RDC : Quand la politique oublie la patrie (Tribune)

Tribune – GazetteInfos.net
La République Démocratique du Congo est aujourd’hui à un carrefour historique, tiraillée entre des impératifs de survie nationale et des élites politiques engluées dans des scandales qui sapent les fondements de l’État. Alors que le pays est en guerre, agressé à l’Est par les rebelles du M23/AFC sous la complicité présumée du Rwanda, la sphère politique congolaise est, elle, en feu. Elle est « au charbon », comme le disent certains, mais pas pour relever le pays, hélas.
Les accusations de détournement de deniers publics, de trahison et d’abus de pouvoir ne sont plus des faits isolés. Elles deviennent le triste quotidien d’une classe politique dont les ambitions personnelles semblent avoir pris le pas sur la mission sacrée de servir la nation. À l’heure où l’unité est vitale, les acteurs politiques se livrent à des guerres de positionnement, minant l’espoir d’un peuple qui, pourtant, n’a plus que ces représentants pour croire en une sortie du chaos.
Les faits parlent d’eux-mêmes. Le président honoraire Joseph Kabila Kabange est désormais officiellement impliqué dans un dossier explosif : celui d’un soutien supposé aux miliciens du M23/AFC. La levée de ses immunités, actée par le Sénat le 21 mai 2025 en soirée, ouvre une brèche historique dans la sacralité politique. Un précédent lourd de sens.
Et ce n’est pas un cas isolé. Moïse Katumbi, en exil, fait face à des accusations de construction d’infrastructure à la frontière zambienne sans autorisation officielle. Matata Ponyo, ancien Premier ministre, purge une peine de six ans pour détournement de fonds publics. Même Constant Mutamba, perçu comme un souffle nouveau, est cité dans une affaire similaire. Les révélations de Nicolas Kazadi, ex-ministre des Finances, n’ont pas encore livré tous leurs secrets mais ajoutent à l’instabilité d’un climat déjà vicié.
Dans ce brouhaha d’accusations et de règlements de comptes, les appels au dialogue, notamment ceux portés par la CENCO et l’ECC pour rétablir la paix à l’Est, peinent à trouver écho. Ce qui devrait être une priorité nationale est désormais relégué au second plan, victime des calculs politiques à courte vue.

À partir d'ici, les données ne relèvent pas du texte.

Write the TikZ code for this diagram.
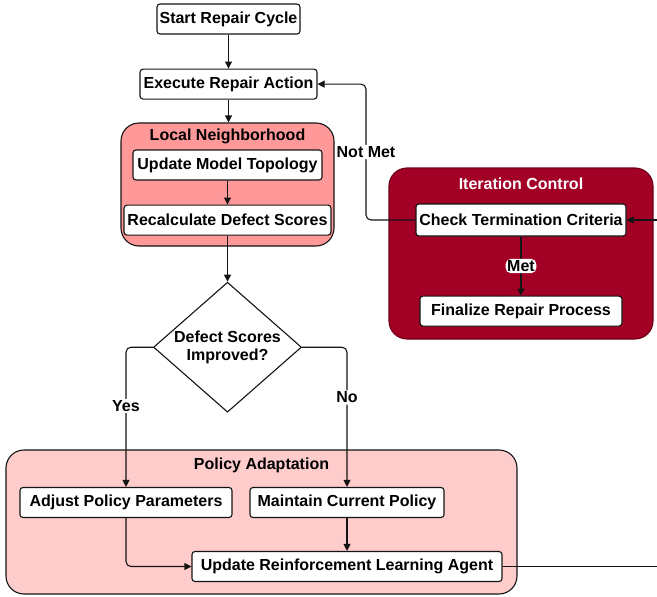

La RDC mérite mieux. Elle mérite des dirigeants soucieux du bien commun, capables de transcender leurs intérêts pour embrasser l’intérêt général. Car un pays en guerre ne peut survivre sans unité, et une nation divisée par ses élites ne peut aspirer à la paix.
Cette tribune n’est pas un réquisitoire. C’est un cri. Le cri d’un peuple pris en otage entre les balles à l’Est et les manœuvres politiciennes à Kinshasa. L’histoire jugera. Mais il n’est pas trop tard pour redresser la barre, à condition que les ambitions individuelles cessent d’avoir raison de la patrie.